> _Source material_:
########################################

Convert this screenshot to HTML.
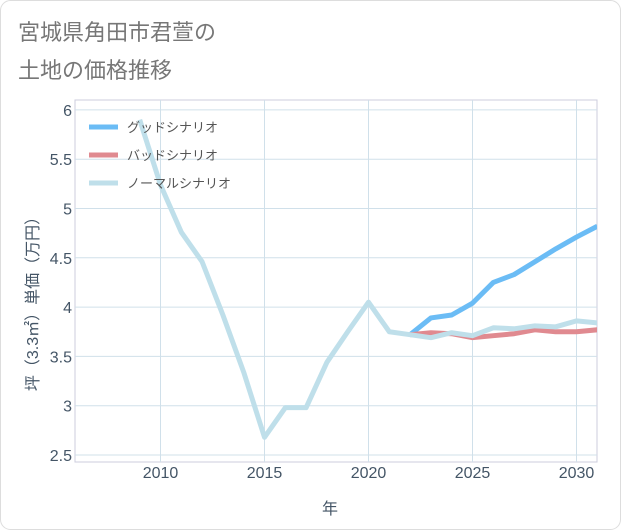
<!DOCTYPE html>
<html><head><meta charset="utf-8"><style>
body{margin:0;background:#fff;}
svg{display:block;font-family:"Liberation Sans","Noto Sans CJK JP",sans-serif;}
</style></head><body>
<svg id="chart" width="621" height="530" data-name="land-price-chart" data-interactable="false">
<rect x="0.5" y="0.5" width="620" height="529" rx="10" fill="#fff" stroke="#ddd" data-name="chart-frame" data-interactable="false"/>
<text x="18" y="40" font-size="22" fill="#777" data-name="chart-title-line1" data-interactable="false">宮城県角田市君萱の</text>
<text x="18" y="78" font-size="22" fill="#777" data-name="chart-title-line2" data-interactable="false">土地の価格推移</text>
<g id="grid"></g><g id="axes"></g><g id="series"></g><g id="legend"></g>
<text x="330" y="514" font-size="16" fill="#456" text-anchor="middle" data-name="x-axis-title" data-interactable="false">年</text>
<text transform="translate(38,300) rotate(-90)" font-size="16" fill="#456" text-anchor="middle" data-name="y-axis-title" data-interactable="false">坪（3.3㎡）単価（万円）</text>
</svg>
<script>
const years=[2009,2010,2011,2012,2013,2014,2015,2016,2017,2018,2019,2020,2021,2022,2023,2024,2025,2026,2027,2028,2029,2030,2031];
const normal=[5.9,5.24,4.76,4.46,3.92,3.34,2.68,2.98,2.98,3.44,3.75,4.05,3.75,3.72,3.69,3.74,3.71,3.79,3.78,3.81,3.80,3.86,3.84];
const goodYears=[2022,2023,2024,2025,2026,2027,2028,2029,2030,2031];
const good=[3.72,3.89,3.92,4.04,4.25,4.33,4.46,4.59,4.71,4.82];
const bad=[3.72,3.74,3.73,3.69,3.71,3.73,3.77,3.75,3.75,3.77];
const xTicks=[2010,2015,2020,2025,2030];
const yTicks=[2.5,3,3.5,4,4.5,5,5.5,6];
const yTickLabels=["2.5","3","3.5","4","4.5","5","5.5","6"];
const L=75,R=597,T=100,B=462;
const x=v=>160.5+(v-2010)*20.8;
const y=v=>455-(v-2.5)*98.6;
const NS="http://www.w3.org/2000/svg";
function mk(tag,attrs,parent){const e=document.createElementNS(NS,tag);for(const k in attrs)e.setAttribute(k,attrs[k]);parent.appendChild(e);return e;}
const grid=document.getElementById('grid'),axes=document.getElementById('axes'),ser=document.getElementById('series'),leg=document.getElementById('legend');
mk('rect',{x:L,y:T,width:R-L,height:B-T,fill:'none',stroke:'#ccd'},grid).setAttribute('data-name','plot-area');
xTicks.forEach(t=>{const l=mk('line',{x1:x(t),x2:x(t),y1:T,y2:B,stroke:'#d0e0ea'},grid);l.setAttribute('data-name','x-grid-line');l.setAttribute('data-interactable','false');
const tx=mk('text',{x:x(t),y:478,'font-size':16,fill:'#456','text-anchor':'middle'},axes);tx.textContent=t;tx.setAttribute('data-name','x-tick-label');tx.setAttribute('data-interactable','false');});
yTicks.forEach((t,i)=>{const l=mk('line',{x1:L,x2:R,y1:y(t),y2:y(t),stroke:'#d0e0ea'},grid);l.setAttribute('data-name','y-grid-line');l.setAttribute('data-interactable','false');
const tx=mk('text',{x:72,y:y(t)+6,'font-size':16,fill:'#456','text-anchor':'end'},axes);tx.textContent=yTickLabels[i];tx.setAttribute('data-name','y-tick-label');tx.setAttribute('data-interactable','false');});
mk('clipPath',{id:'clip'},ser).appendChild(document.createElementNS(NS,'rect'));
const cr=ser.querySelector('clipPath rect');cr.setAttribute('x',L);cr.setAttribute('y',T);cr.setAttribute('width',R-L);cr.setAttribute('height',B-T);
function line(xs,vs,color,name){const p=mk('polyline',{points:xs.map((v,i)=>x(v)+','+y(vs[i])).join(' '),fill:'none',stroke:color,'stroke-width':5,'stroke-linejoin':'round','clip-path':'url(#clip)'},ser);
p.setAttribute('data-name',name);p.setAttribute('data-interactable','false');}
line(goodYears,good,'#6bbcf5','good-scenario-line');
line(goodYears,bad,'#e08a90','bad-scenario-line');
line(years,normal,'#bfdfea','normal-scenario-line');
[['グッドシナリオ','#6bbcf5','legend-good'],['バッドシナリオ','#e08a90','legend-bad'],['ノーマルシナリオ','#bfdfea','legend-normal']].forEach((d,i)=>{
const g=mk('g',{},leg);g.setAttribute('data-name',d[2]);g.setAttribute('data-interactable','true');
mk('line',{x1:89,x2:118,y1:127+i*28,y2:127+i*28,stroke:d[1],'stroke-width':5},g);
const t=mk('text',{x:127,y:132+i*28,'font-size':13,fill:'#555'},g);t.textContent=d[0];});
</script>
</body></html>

########################################

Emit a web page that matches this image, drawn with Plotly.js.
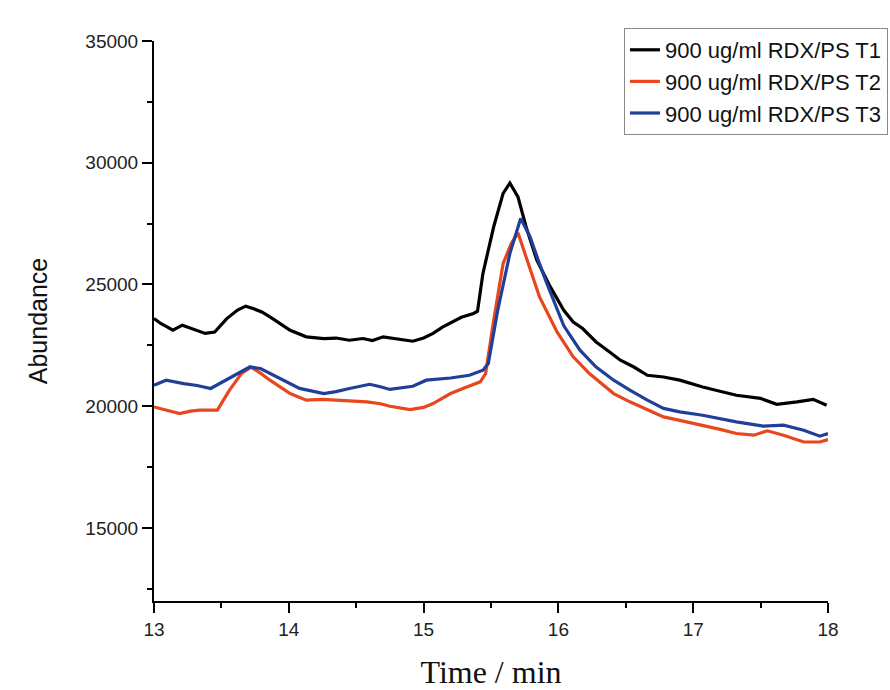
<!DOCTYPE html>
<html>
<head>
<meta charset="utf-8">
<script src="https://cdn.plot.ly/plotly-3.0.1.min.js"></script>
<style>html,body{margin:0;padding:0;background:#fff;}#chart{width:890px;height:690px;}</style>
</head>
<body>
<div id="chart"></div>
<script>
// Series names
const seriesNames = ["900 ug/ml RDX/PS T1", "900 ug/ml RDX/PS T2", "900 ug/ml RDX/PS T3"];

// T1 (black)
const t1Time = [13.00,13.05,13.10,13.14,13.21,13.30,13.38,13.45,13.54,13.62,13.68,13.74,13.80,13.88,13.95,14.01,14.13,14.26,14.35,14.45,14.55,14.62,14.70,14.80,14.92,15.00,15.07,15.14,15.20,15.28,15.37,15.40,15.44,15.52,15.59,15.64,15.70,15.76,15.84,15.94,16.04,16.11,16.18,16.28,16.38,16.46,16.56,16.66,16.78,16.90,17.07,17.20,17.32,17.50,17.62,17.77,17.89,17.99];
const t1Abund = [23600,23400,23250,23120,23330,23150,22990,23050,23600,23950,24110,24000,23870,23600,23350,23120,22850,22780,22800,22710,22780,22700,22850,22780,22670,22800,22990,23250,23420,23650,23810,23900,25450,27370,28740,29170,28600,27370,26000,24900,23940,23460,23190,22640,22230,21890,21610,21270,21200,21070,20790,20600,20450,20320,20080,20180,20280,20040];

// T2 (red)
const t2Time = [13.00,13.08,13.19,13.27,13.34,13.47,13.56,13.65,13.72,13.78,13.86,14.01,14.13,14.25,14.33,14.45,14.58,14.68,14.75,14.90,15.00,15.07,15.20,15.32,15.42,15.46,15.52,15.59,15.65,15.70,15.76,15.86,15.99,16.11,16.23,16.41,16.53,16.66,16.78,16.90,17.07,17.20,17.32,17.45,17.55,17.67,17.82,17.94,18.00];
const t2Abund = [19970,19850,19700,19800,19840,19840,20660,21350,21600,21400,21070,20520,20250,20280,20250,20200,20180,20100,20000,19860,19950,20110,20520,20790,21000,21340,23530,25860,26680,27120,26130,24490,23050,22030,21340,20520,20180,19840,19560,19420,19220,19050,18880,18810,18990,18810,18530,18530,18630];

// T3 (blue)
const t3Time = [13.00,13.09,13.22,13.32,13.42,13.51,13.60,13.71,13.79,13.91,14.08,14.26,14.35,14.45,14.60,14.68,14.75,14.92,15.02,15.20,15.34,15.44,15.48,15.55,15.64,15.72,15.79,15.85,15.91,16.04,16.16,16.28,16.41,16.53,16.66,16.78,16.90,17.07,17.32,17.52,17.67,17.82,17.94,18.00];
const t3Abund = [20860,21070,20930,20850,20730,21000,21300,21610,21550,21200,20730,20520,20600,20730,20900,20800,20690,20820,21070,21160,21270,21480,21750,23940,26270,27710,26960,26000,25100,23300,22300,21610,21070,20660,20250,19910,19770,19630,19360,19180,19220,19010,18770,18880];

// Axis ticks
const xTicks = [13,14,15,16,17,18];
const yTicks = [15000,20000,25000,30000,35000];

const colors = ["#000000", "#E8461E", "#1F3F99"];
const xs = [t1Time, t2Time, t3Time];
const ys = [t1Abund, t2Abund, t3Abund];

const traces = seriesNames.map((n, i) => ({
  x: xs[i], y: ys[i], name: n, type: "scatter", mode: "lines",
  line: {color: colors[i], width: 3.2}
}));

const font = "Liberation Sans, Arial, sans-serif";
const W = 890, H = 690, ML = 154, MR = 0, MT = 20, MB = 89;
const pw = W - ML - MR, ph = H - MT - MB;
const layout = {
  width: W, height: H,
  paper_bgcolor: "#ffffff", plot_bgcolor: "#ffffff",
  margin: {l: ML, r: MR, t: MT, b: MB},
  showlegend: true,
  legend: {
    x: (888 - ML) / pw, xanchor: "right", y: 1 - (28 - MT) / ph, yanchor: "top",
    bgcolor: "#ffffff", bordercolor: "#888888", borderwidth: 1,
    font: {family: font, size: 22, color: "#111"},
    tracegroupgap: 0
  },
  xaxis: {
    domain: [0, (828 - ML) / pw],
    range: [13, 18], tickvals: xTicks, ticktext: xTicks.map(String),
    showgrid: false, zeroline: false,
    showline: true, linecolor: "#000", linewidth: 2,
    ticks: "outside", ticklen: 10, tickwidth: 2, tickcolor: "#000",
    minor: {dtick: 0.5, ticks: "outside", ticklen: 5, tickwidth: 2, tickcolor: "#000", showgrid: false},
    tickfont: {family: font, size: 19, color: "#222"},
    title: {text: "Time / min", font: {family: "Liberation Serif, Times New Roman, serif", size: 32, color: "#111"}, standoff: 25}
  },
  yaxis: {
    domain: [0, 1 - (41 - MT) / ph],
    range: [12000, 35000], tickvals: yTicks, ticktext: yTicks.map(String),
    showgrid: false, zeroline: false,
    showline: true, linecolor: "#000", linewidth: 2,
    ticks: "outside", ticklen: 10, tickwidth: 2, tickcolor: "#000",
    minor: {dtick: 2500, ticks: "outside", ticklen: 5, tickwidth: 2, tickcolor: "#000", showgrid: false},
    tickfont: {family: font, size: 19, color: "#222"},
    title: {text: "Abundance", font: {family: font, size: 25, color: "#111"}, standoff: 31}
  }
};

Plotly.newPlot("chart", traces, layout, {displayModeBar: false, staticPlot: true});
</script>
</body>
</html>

########################################

> _Exercise brief_:
Return the lines of the records that include the string "this".

> _Exercise solution_:
Convert this screenshot to HTML.
Emit a web page that matches this image, drawn with Plotly.js.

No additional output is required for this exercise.